Windows 10 KB4010250 is actually a Flash Player update for Edge and Internet Explorer that fixes 13 critical vulnerabilities found in the tool. The Redmond giant most likely decided to roll out this update due to an increase in the number of attacks targeting the 13 security exploits.

Windows 10 KB4010250

Windows 10 KB4010250 is available for Windows Server 2016, Windows Server 2012 R2, Windows Server 2012, Windows 10, Windows 10 Version 1511, Windows 10 Version 1607, Windows 8.1, or Windows RT 8.1.

This security update is rated Critical. The update addresses the vulnerabilities in Adobe Flash Player by updating the affected Adobe Flash libraries contained within Internet Explorer 10, Internet Explorer 11, and Microsoft Edge.

How to download and install KB4010250:

1. Through Windows Update

To install KB4010250, simply turn on automatic updating, and Windows will download and install it automatically.

2. Via Microsoft’s Update Catalog

You can also download the stand-alone KB4010250 package from the Microsoft Update Catalog website.

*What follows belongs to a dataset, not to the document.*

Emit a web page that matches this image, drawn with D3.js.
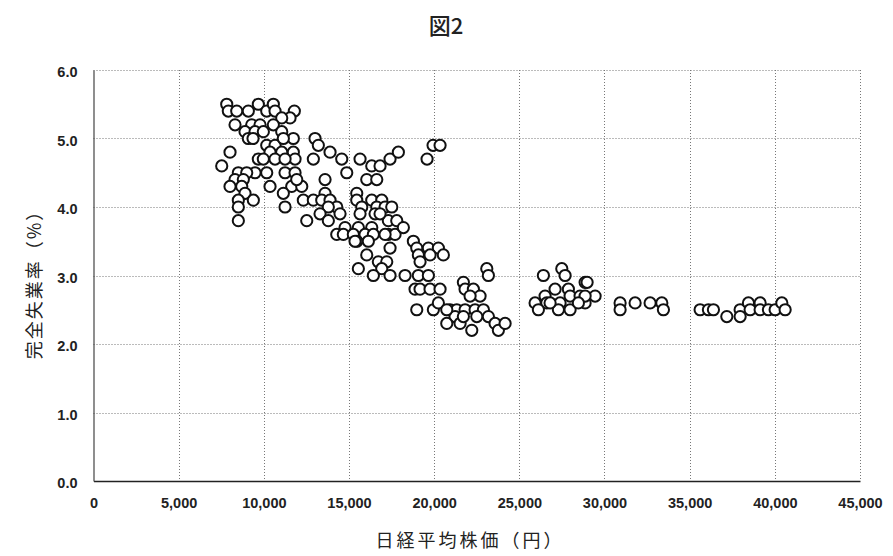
<!DOCTYPE html>
<html lang="ja">
<head>
<meta charset="utf-8">
<script src="https://cdn.jsdelivr.net/npm/d3@7"></script>
<style>
  html, body { margin: 0; padding: 0; background: #fff; }
  svg { display: block; }
</style>
</head>
<body>
<svg id="chart" width="893" height="556"></svg>
<script>
// 日経平均株価（円）と完全失業率（%）の月次データ
const nikkei = [
  7822, 7916, 8409, 9090, 9677, 10170, 10558, 10658, 11791, 11538,
  11051, 8309, 9289, 10558, 9777, 8896, 9483, 9971, 11051, 11732,
  9090, 9366, 10170, 10658, 11145, 8015, 9677, 10364, 11051, 11732,
  11832, 9971, 10658, 11245, 7528, 9483, 10170, 11245, 8503, 8996,
  11832, 8309, 8796, 8015, 10364, 8702, 11638, 12226, 8896, 11145,
  9384, 8503, 12319, 11245, 8503, 8503, 12519,
  13006, 13200, 12907, 13887, 14574, 15649, 16336, 16823, 17410, 17898,
  14868, 16042, 16630, 13594, 11932, 13594, 12907, 13400, 13887, 14281,
  13787, 13300, 13787, 14474, 15455, 15455, 16336, 16923, 16630, 17117,
  17510, 15749, 15649, 16530, 17311, 17804, 14768, 15549, 16336, 14281,
  14668, 15255, 15942, 16430, 17311, 17704, 15455, 17410, 16042,
  16823, 18192, 17117, 15355, 16136, 18779, 18978, 19072, 19660, 19172,
  20247, 19759, 20540, 16723, 17217, 15549, 16923, 16430, 17410, 18291,
  19072, 19660, 18878, 19172, 19759, 20346, 18978, 19953, 20247,
  19583, 19935, 20347,
  21715, 21815, 20934, 21327, 21815, 21227, 20740, 21521, 22302, 22695,
  22108, 23089, 23183, 20740, 22402, 22890, 21715, 22502, 23183, 22208,
  23576, 23770, 24164,
  26412, 27493, 27686, 28861, 27099, 27880, 26512, 25925, 26612, 27393,
  27980, 28567, 29448, 28861, 26119, 27293, 27980, 28861, 28467, 26806,
  28979,
  30916, 30916, 31797, 32678, 33365, 33459,
  35614, 36101, 36395, 37181, 37963, 37963, 38450, 38550, 39137, 39137,
  39624, 40018, 40411, 40605
];
const unemployment = [
  5.5, 5.4, 5.4, 5.4, 5.5, 5.4, 5.5, 5.4, 5.4, 5.3,
  5.3, 5.2, 5.2, 5.2, 5.2, 5.1, 5.1, 5.1, 5.1, 5.0,
  5.0, 5.0, 4.9, 4.9, 5.0, 4.8, 4.7, 4.8, 4.8, 4.8,
  4.7, 4.7, 4.7, 4.7, 4.6, 4.5, 4.5, 4.5, 4.5, 4.5,
  4.5, 4.4, 4.4, 4.3, 4.3, 4.3, 4.3, 4.3, 4.2, 4.2,
  4.1, 4.1, 4.1, 4.0, 4.0, 3.8, 3.8,
  5.0, 4.9, 4.7, 4.8, 4.7, 4.7, 4.6, 4.6, 4.7, 4.8,
  4.5, 4.4, 4.4, 4.4, 4.4, 4.2, 4.1, 4.1, 4.1, 4.0,
  4.0, 3.9, 3.8, 3.9, 4.2, 4.1, 4.1, 4.1, 4.0, 4.0,
  4.0, 4.0, 3.9, 3.9, 3.8, 3.8, 3.7, 3.7, 3.7, 3.6,
  3.6, 3.6, 3.6, 3.6, 3.6, 3.6, 3.5, 3.4, 3.3,
  3.9, 3.7, 3.6, 3.5, 3.5, 3.5, 3.4, 3.3, 3.4, 3.2,
  3.4, 3.3, 3.3, 3.2, 3.2, 3.1, 3.1, 3.0, 3.0, 3.0,
  3.0, 3.0, 2.8, 2.8, 2.8, 2.8, 2.5, 2.5, 2.6,
  4.7, 4.9, 4.9,
  2.9, 2.8, 2.5, 2.5, 2.5, 2.4, 2.3, 2.3, 2.8, 2.7,
  2.7, 3.1, 3.0, 2.5, 2.5, 2.5, 2.4, 2.4, 2.4, 2.2,
  2.3, 2.2, 2.3,
  3.0, 3.1, 3.0, 2.9, 2.8, 2.8, 2.7, 2.6, 2.6, 2.6,
  2.7, 2.7, 2.7, 2.6, 2.5, 2.5, 2.5, 2.7, 2.6, 2.6,
  2.9,
  2.6, 2.5, 2.6, 2.6, 2.6, 2.5,
  2.5, 2.5, 2.5, 2.4, 2.5, 2.4, 2.6, 2.5, 2.6, 2.5,
  2.5, 2.5, 2.6, 2.5
];

const xTicks = [0, 5000, 10000, 15000, 20000, 25000, 30000, 35000, 40000, 45000];
const yTicks = [0, 1, 2, 3, 4, 5, 6];

const titleText = "図2";
const xTitle = "日経平均株価（円）";
const yTitle = "完全失業率（%）";

const points = nikkei.map((v, i) => ({ x: v, y: unemployment[i] }));

const svg = d3.select("#chart");
const plot = { left: 93.5, right: 860, top: 70, bottom: 481 };

const x = d3.scaleLinear().domain([0, 45000]).range([plot.left, plot.right]);
const y = d3.scaleLinear().domain([0, 6]).range([plot.bottom, plot.top]);

svg.append("rect").attr("width", 893).attr("height", 556).attr("fill", "#fff");

// 点線のグリッド
const grid = svg.append("g").attr("class", "grid")
  .attr("stroke", "#777").attr("stroke-width", 1).attr("stroke-dasharray", "1,2");
grid.selectAll("line.h").data(yTicks.filter(d => d > 0)).join("line")
  .attr("class", "h")
  .attr("x1", plot.left).attr("x2", plot.right)
  .attr("y1", d => Math.round(y(d)) + 0.5).attr("y2", d => Math.round(y(d)) + 0.5);
grid.selectAll("line.v").data(xTicks.filter(d => d > 0)).join("line")
  .attr("class", "v")
  .attr("y1", plot.top).attr("y2", plot.bottom)
  .attr("x1", d => Math.round(x(d)) + 0.5).attr("x2", d => Math.round(x(d)) + 0.5);

// 軸
const xAxis = d3.axisBottom(x).tickValues(xTicks).tickSize(0).tickPadding(17)
  .tickFormat(d3.format(","));
const yAxis = d3.axisLeft(y).tickValues(yTicks).tickSize(0).tickPadding(16)
  .tickFormat(d3.format(".1f"));

const gx = svg.append("g").attr("transform", `translate(0,${plot.bottom})`).call(xAxis);
const gy = svg.append("g").attr("transform", `translate(${plot.left},0)`).call(yAxis);

gx.select(".domain").attr("stroke", "#222").attr("stroke-width", 1.6);
gy.select(".domain").attr("stroke", "#444").attr("stroke-width", 1.2);
[gx, gy].forEach(g => g.selectAll("text")
  .attr("font-family", "'Liberation Sans', Arial, sans-serif")
  .attr("font-size", 14.5).attr("font-weight", "bold").attr("fill", "#222"));
gy.selectAll("text").attr("dy", "0.45em");

// 散布点
svg.append("g").selectAll("circle").data(points).join("circle")
  .attr("cx", d => x(d.x)).attr("cy", d => y(d.y))
  .attr("r", 5.6).attr("fill", "#fff").attr("stroke", "#111").attr("stroke-width", 2);

// タイトル
svg.append("text").attr("x", 446).attr("y", 34).attr("text-anchor", "middle")
  .attr("font-family", "'Noto Sans CJK JP', sans-serif").attr("font-size", 22)
  .attr("font-weight", 500).attr("fill", "#222").text(titleText);

svg.append("text").attr("x", 470).attr("y", 547).attr("text-anchor", "middle")
  .attr("font-family", "'Noto Sans CJK JP', sans-serif").attr("font-size", 18)
  .attr("letter-spacing", 3).attr("fill", "#222").text(xTitle);

svg.append("text").attr("transform", "translate(41,280) rotate(-90)")
  .attr("text-anchor", "middle")
  .attr("font-family", "'Noto Sans CJK JP', sans-serif").attr("font-size", 18)
  .attr("letter-spacing", 2).attr("fill", "#222").text(yTitle);
</script>
</body>
</html>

Windows 10 KB4010250 appears to be a stable update. Users haven’t reported any install issues or other issues caused by the update itself, good news considering that Windows updates oftentimes bring issues of their own.

Speaking of security vulnerabilities, a recent Google report could offer more information as to the exact problem that forced Microsoft to cancel February’s Patch Tuesday. Google’s Project Zero discovered that Microsoft’s Windows 10 developed a vulnerability connected to a core file named gdi32.dll. Microsoft has yet to issue any comment on this disclosure.